How do you pronounce "Cicero"?
If you mispronounced it in Sicily in 1282, you'd have been in serious trouble! Why, you may be asking. Well, it's a long and complicated part of Sicilian history, but to cut a long story short, Cicero was the word Sicilians used to unmask their French (Angevin) enemies during the Sicilian Vespers, one of the island's most well-known historical events. It all started on Easter Monday as the bells were ringing out, calling the faithful to Vespers. An insult from a French soldier directed at a Sicilian lady was the straw that broke the camel's back. Since 1266, in fact, the Angevin French had been ruling Sicily with an iron rod, imposing high taxes and generally insulting and mistreating the local population at will.
As rioting broke out in the streets of Palermo, the French were massacred in their hundreds. News quickly travelled around the island and the revolt became evermore widespread until the entire island became practically free of Angevin rule.
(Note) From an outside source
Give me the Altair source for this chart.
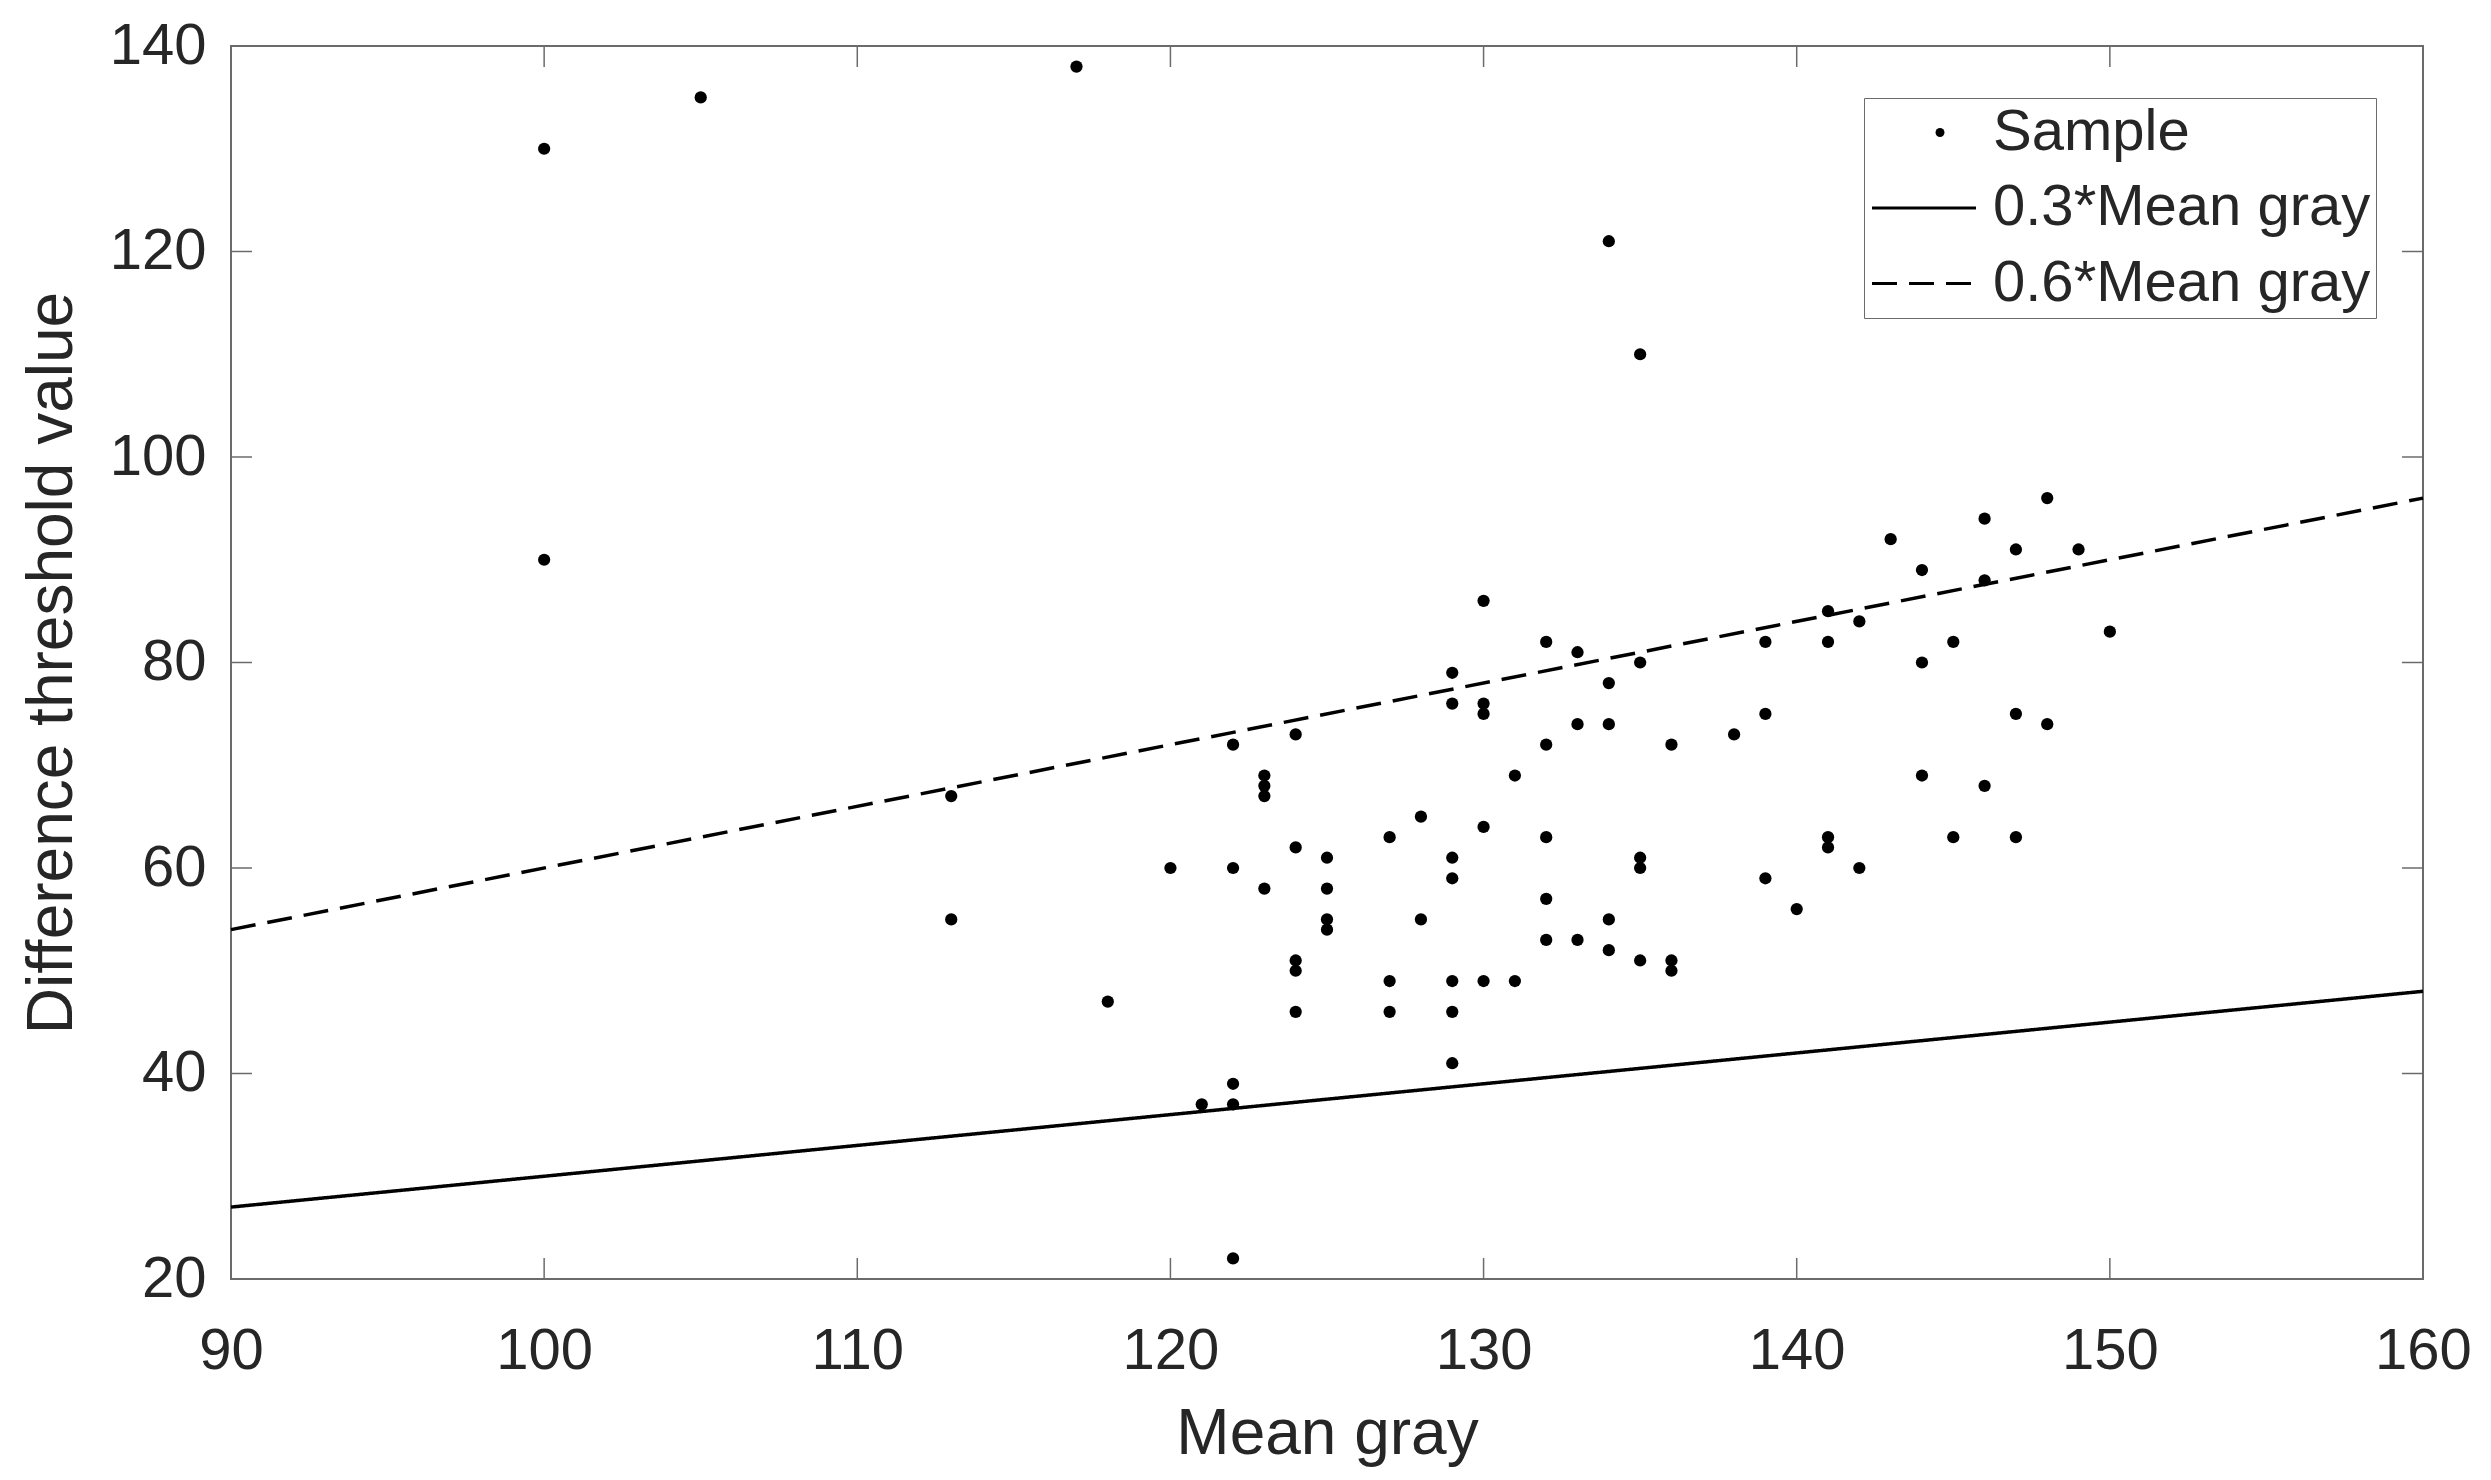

The last stagglers of the Angevin army were given shelter in the Castle of Sperlinga by the townsfolk. They lasted a year. Testament to this kindness is testified to by a phrase engraved into the walls: "Quod Siculis placuit sola Sperlinga negavit" (Sperlinga alone refused what pleased the Sicilians).
On hearing the news, the King of Naples, and therefore Sicily, Charles of Anjou, was furious. War was announced and the Sicilians, not having an army of their own appealed to various sponsors for protection.
They made rather a bad miscalculation by asking the Pope for aid - his reply, so it is said, was to excommunicate the entire island. Eventually, however, after the inevitable twists and turns, plots and counterplots, the Sicilians turned to Peter III, King of Aragon, who accepted to take Sicily into his kingdom and launch a war against the Angevin Kings of Naples that would last 20 years. And so started 400 years of Spanish domination in Sicily.